Чюрлениса увозят в Варшаву, а оттуда в близлежащие Пустельники, где он остается жить в небольшой частной клинике для душевнобольных.
Завесу, опустившуюся пред ним, приподнять уже не удавалось.
О жизни его с весны 1910 года осталось досказать немногое.
К исходу этой весны в состоянии больного появились было обнадеживающие признаки, и София сообщает Добужинскому: «У нас к лучшему клонится — быть может, в начале июля выпишут Н. К. из больницы. Кажется, поедем в Палангу, на берег моря».
Но ожидаемой выписки не последовало, хотя некоторое время Чюрленису действительно было заметно лучше. Ему даже разрешили рисовать немного. Успел он испытать большую радость, узнав уже поздней осенью о рождении дочери. Короткая записка с поздравлениями Софии и маленькой Дануте была последним его письмом.

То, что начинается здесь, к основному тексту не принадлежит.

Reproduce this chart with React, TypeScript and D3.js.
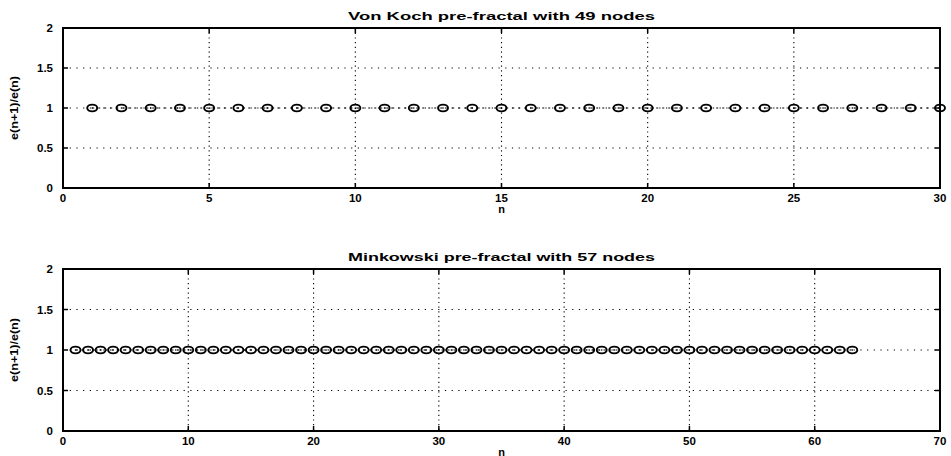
import * as d3 from 'd3';

// values
const kochN = d3.range(1, 31);
const kochRatio = kochN.map(() => 1);
const minkN = d3.range(1, 64);
const minkRatio = minkN.map(() => 1);

const yTicks = [0, 0.5, 1, 1.5, 2];
const kochXTicks = [0, 5, 10, 15, 20, 25, 30];
const minkXTicks = [0, 10, 20, 30, 40, 50, 60, 70];

const W = 951;
const H = 456;
const font = '"Liberation Sans", Arial, Helvetica, sans-serif';

interface PanelProps {
    top: number;
    bottom: number;
    xMax: number;
    xTicks: number[];
    n: number[];
    values: number[];
    title: string;
}

const left = 63;
const right = 940;

const Panel = ({ top, bottom, xMax, xTicks, n, values, title }: PanelProps) => {
    const x = d3.scaleLinear().domain([0, xMax]).range([left, right]);
    const y = d3.scaleLinear().domain([0, 2]).range([bottom, top]);
    const pts = n.map((d, i) => [x(d), y(values[i])] as [number, number]);
    const line = d3.line()(pts) ?? '';
    const tk = 5;
    return (
        <g fontFamily={font} fontWeight="bold">
            {/* grid */}
            {yTicks.slice(1, -1).map(t => (
                <line key={'gy' + t} x1={left} x2={right} y1={y(t)} y2={y(t)}
                    stroke="#000" strokeWidth={1.1} strokeDasharray="1.2,5.5" />
            ))}
            {xTicks.slice(1, -1).map(t => (
                <line key={'gx' + t} x1={x(t)} x2={x(t)} y1={top} y2={bottom}
                    stroke="#000" strokeWidth={1.1} strokeDasharray="1.2,3.5" />
            ))}
            {/* ticks */}
            {yTicks.map(t => (
                <g key={'ty' + t}>
                    <line x1={left} x2={left + tk} y1={y(t)} y2={y(t)} stroke="#000" strokeWidth={1.5} />
                    <line x1={right} x2={right - tk} y1={y(t)} y2={y(t)} stroke="#000" strokeWidth={1.5} />
                    <text x={left - 10} y={y(t) + 4} textAnchor="end" fontSize={11.5}>{t}</text>
                </g>
            ))}
            {xTicks.map(t => (
                <g key={'tx' + t}>
                    <line x1={x(t)} x2={x(t)} y1={bottom} y2={bottom - tk} stroke="#000" strokeWidth={1.5} />
                    <line x1={x(t)} x2={x(t)} y1={top} y2={top + tk} stroke="#000" strokeWidth={1.5} />
                    <text x={x(t)} y={bottom + 14} textAnchor="middle" fontSize={11.5}>{t}</text>
                </g>
            ))}
            {/* data */}
            <path d={line} fill="none" stroke="#000" strokeWidth={1.2} strokeDasharray="2,4" />
            {pts.map(([px, py], i) => (
                <g key={'p' + i}>
                    <ellipse cx={px} cy={py} rx={5} ry={3.4} fill="none" stroke="#000" strokeWidth={1.9} />
                    <circle cx={px} cy={py} r={0.8} fill="#000" />
                </g>
            ))}
            {/* frame */}
            <rect x={left} y={top} width={right - left} height={bottom - top}
                fill="none" stroke="#000" strokeWidth={2} />
            <text x={(left + right) / 2} y={top - 8} textAnchor="middle" fontSize={10}
                textLength={307} lengthAdjust="spacingAndGlyphs">{title}</text>
            <text x={(left + right) / 2} y={bottom + 24.5} textAnchor="middle" fontSize={11}>n</text>
            <text transform={`translate(18,${(top + bottom) / 2}) rotate(-90)`} textAnchor="middle"
                fontSize={10.5} textLength={64} lengthAdjust="spacingAndGlyphs">e(n+1)/e(n)</text>
        </g>
    );
};

export default function App() {
    return (
        <svg width={W} height={H} style={{ position: 'absolute', left: 0, top: 0, background: '#fff' }}>
            <rect width={W} height={H} fill="#fff" />
            <Panel top={28} bottom={188} xMax={30} xTicks={kochXTicks} n={kochN} values={kochRatio}
                title="Von Koch pre-fractal with 49 nodes" />
            <Panel top={269} bottom={431} xMax={70} xTicks={minkXTicks} n={minkN} values={minkRatio}
                title="Minkowski pre-fractal with 57 nodes" />
        </svg>
    );
}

Между тем начинался тот неумолимый ход событий, по которому неизбежно наступает время, когда истинное, большое искусство обретает известность и признание наперекор любым обстоятельствам, наперекор личным неудачам художника, наперекор его жизненной трагедии.
Картины Чюрлениса выставляются на выставках, которые следуют одна за другой в Вильнюсе, в Москве, в Петербурге. Имя его начинают с уважением произносить уже не только в узком кругу живописцев, знавших его лично, но и в более широкой среде художественной интеллигенции, в кругах любителей живописи. В своих критических статьях Александр Бенуа называет Чюрлениса в числе талантливейших мастеров России. Когда в 1910 году возрождается общество «Мир искусства», Чюрлениса признают одним из его членов. Общество организует свою выставку, и ее лучшим украшением становится одна из картин Чюрлениса. Приходит приглашение участвовать и на выставке за границей.
Теперь-то, наверно, посыпались бы заказы со всех сторон, картины его покупались бы за большие деньги!.. Но Чюрленис разделяет участь многих великих талантов: слава опаздывает.
Он проводит в больнице осень, потом в начале зимы 1910/11 года наступает ухудшение. Исстрадавшийся человек доживает еще и до весны — до любимой им весны, которая всегда вливала в него новые силы, будила бодрость и раздувала постоянно горевший в нем огонь творчества…
Было последнее с нею свидание: он вышел увидеть весну. Совершив прогулку под небом, им воспетым, под облаками, которые плыли куда-то, пройдя среди тонких стволов еще дремлющих в зимнем убранстве деревьев, вдохнув свежий воздух, прилетевший, быть может, с моря, с родного далекого моря, он вернулся в палату. Вернулся и слег, чтоб уже не подняться.
Началось воспаление легких, и дни его были теперь сочтены. Еще за три дня до кончины он говорил, узнавал окружающих, но приехавшая София застала мужа в беспамятстве. Приехала и Мария — подруга юности, сестра любимого товарища, Генека Моравского, который был вдали от родины, вдали от Чюрлениса.